HPV vaccination may protect young men from multiple cancers
The first boys vaccinated against HPV are now showing lower cancer risk as young men, a finding that could narrow the long-standing uptake gap.

A generation of boys vaccinated against human papillomavirus is now old enough to show whether the shot does more than block infection. A new study in JAMA Oncology found that young men who received the 9-valent HPV vaccine had a lower risk of HPV-related cancers, including head and neck, esophageal, anal and penile cancers, strengthening the case for routine immunization as a cancer-prevention tool.
The analysis followed males ages 9 to 26 and compared 615,155 vaccinated with 2,290,623 unvaccinated before propensity score matching. After matching, 510,260 participants remained in each group. The vaccinated group had a lower risk of the composite cancer outcome, with a hazard ratio of 0.54, and the association remained significant in both the 9 to 14 and 15 to 26 age bands. That matters because HPV-linked cancers are still rare before age 50, yet the signal is appearing early enough to suggest that childhood and adolescent vaccination may prevent disease long before men would normally expect to see benefit.
Public-health officials have spent years trying to move HPV vaccination beyond its original association with cervical cancer. The Centers for Disease Control and Prevention estimates 49,908 new HPV-associated cancers each year in the United States from 2018 to 2022, including 22,827 among males.

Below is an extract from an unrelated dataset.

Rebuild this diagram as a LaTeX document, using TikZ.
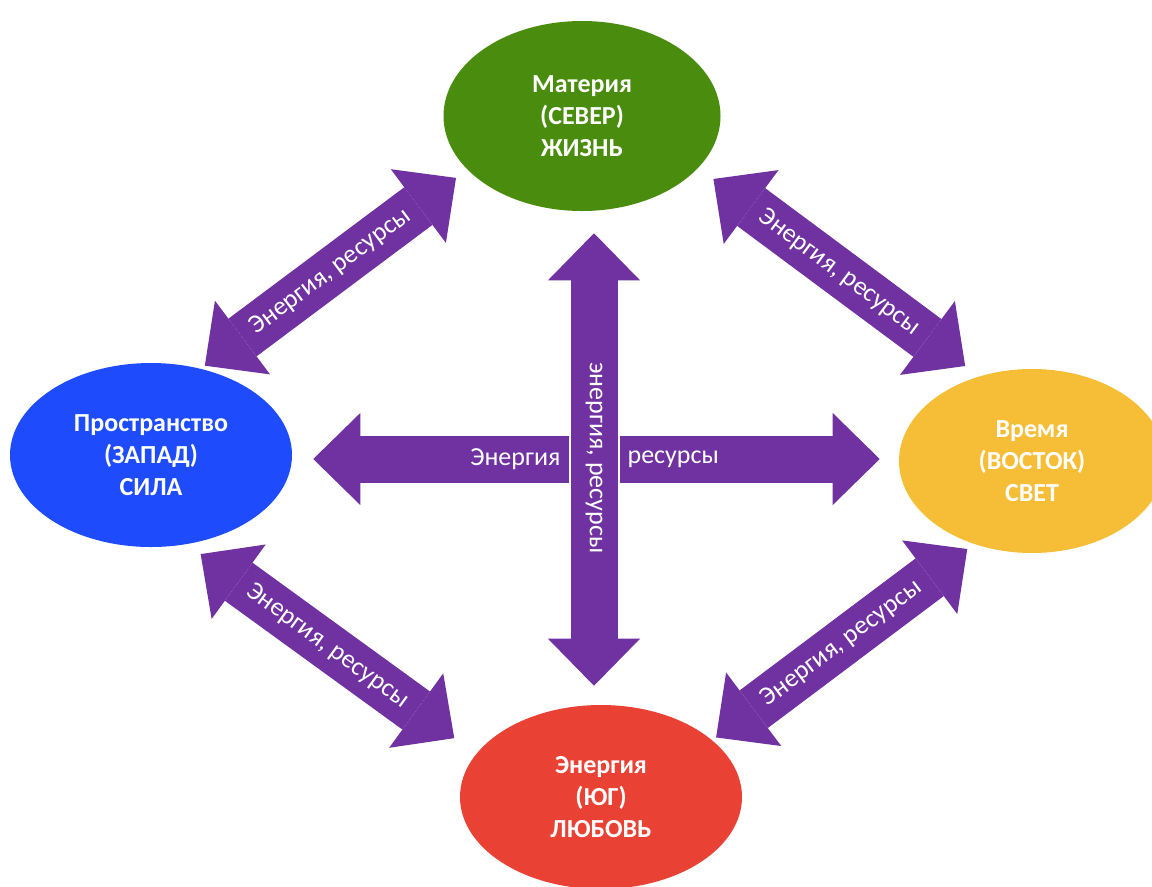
\documentclass[tikz,border=0pt]{standalone}
\usepackage{fontspec}
\setmainfont{Carlito}
\usetikzlibrary{arrows.meta,positioning,shapes.geometric}

\definecolor{northgreen}{RGB}{74,140,14}
\definecolor{westblue}{RGB}{30,76,252}
\definecolor{eastyellow}{RGB}{246,189,54}
\definecolor{southred}{RGB}{233,66,52}
\definecolor{flowpurple}{RGB}{112,50,160}

\tikzset{
  pole/.style={ellipse, fill=#1, text=white, align=center, inner sep=0pt,
    font=\bfseries\fontsize{19.5}{24}\selectfont},
  bigtip/.tip={Triangle[length=35.25pt,width=69pt,line width=0pt]},
  flow/.style={draw=flowpurple, line width=35.25pt, bigtip-bigtip},
  flowtext/.style={text=white, inner sep=0pt, font=\fontsize{19.5}{24}\selectfont},
}

\begin{document}
\begin{tikzpicture}[x=0.75pt,y=-0.75pt]
  \useasboundingbox (0,0) rectangle (1152,886);

  % the four poles
  \node[pole=northgreen, minimum width=207.75pt, minimum height=142.5pt] (north) at (582,116) {Материя\\(СЕВЕР)\\ЖИЗНЬ};
  \node[pole=westblue, minimum width=211.5pt, minimum height=138pt] (west) at (151,455) {Пространство\\(ЗАПАД)\\СИЛА};
  \node[pole=eastyellow, minimum width=199.5pt, minimum height=138pt] (east) at (1032,461) {Время\\(ВОСТОК)\\СВЕТ};
  \node[pole=southred, minimum width=211.5pt, minimum height=138pt] (south) at (601,797) {Энергия\\(ЮГ)\\ЛЮБОВЬ};

  % outer arrows
  \draw[flow, shorten <=3.75pt, shorten >=10.5pt] (west.60) -- node[flowtext, pos=0.487, sloped] (nwtext) {Энергия, ресурсы} (north.205.5);
  \draw[flow, shorten <=14pt, shorten >=13pt] (north.336) -- node[flowtext, pos=0.502, sloped] (netext) {Энергия, ресурсы} (east.122);
  \draw[flow, shorten <=6.2pt, shorten >=3.5pt] (east.235) -- node[flowtext, pos=0.506, sloped] (setext) {Энергия, ресурсы} (south.27);
  \draw[flow, shorten <=12.6pt, shorten >=20.2pt] (west.292.4) -- node[flowtext, pos=0.486, sloped] (swtext) {Энергия, ресурсы} (south.161.9);

  % the cross in the middle
  \coordinate (cross) at (594,459);
  \draw[flow, shorten <=15.75pt, shorten >=14.25pt] (cross -| west.east) -- (cross -| east.west);
  \node[flowtext, left=25pt of cross] (hleft) {Энергия};
  \node[flowtext, right=25pt of cross] (hright) {ресурсы};
  \draw[white, line width=38.25pt, shorten <=40pt, shorten >=40pt] (cross |- north.south) -- (cross |- south.north);
  \draw[flow, shorten <=16.5pt, shorten >=14.25pt] (cross |- north.south) -- node[flowtext, rotate=-90] (vtext) {энергия, ресурсы} (cross |- south.north);
\end{tikzpicture}
\end{document}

Among men, oropharyngeal cancers are the most common HPV-associated cancers, making the male cancer burden impossible to dismiss as incidental. The Advisory Committee on Immunization Practices recommended routine HPV vaccination for females starting in 2006 and for males in 2011, and current CDC guidance calls for routine vaccination at ages 9 to 12, catch-up through age 26, and shared clinical decision-making for adults ages 27 to 45.
The policy challenge is uptake. In 2024, only 63% of U.S. boys and girls ages 13 to 17 completed the HPV vaccination series, still well short of the Healthy People 2030 target of 80%. A 2025 joint statement from 62 NCI-designated cancer centers and other organizations said more than 40,000 cancers and hundreds of thousands of precancers in the United States are caused by HPV each year and are almost entirely preventable with timely vaccination. That gap between what medicine can prevent and what adolescents actually receive remains the central obstacle.

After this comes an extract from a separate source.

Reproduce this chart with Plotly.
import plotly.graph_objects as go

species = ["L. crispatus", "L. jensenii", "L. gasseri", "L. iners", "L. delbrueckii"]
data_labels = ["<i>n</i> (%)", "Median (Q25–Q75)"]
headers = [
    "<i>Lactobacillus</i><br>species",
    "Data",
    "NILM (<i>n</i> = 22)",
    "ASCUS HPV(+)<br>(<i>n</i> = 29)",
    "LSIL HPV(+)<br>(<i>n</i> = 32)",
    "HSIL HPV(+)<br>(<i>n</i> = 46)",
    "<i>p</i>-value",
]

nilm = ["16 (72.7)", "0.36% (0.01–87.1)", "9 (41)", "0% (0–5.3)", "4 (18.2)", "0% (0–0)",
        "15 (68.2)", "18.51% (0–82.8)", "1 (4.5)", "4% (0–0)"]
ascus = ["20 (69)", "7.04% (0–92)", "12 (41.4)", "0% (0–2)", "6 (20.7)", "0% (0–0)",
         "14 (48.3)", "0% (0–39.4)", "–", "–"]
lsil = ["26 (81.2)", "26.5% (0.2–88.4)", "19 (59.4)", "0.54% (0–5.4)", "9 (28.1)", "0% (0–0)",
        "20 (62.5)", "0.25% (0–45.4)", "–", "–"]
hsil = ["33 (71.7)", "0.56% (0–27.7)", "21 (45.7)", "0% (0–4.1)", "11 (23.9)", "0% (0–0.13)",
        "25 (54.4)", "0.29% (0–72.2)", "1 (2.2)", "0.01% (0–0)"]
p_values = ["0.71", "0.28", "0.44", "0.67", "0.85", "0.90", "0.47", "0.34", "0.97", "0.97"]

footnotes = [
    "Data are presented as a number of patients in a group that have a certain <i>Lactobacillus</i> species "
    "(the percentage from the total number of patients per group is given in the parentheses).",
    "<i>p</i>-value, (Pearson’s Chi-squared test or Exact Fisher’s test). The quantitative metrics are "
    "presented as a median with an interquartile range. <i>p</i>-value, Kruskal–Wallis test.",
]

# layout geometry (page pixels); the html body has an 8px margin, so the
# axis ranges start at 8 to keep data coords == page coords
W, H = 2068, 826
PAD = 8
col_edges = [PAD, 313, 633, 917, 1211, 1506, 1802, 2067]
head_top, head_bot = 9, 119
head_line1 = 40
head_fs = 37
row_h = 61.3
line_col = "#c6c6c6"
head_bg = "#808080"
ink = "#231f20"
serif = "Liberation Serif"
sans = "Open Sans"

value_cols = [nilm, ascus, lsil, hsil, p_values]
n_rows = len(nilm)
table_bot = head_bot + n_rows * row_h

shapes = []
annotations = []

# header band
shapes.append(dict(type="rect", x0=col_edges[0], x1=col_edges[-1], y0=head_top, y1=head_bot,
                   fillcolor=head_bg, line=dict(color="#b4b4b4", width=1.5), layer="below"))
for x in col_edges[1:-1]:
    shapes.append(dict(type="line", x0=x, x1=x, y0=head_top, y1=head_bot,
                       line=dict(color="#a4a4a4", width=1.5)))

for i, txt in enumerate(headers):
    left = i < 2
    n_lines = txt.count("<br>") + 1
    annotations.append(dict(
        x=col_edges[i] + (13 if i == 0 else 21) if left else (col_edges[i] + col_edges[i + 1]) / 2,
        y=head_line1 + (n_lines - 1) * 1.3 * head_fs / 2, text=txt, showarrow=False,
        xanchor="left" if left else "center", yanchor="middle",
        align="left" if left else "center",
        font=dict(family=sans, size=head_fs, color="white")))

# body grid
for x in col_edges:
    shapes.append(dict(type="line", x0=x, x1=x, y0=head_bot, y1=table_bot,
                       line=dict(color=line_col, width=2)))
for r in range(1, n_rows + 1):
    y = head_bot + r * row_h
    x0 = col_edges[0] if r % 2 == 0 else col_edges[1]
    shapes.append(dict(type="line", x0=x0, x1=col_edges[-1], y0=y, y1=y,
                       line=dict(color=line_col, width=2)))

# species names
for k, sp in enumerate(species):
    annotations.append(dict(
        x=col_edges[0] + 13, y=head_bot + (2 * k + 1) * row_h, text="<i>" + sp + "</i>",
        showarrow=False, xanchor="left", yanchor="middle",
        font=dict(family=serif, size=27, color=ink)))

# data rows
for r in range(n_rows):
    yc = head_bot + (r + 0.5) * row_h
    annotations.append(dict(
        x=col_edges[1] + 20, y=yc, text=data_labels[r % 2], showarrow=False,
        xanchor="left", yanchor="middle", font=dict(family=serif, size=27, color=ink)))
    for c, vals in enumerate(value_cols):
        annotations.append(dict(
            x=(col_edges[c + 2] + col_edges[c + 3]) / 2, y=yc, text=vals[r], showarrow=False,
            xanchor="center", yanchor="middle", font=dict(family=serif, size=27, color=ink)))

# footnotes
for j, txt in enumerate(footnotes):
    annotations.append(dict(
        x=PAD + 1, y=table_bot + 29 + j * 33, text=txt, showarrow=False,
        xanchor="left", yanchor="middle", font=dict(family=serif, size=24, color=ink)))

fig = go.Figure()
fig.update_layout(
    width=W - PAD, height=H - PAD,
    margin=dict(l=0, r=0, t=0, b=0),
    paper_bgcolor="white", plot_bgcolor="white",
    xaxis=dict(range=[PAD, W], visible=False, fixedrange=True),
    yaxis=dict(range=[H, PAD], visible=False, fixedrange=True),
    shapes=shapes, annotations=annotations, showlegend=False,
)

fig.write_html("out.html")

Cancer specialists have been pressing the same point. In a 2024 American Cancer Society summary of a study involving almost 3.5 million people, Glenn J. Hanna, MD, said the evidence showed that in boys and men, vaccination decreases the risk of HPV-related oropharyngeal head and neck cancers. The latest findings extend that argument across multiple cancers and give health systems a clearer reason to treat HPV vaccination as routine cancer prevention, not only as protection against a sexually transmitted infection.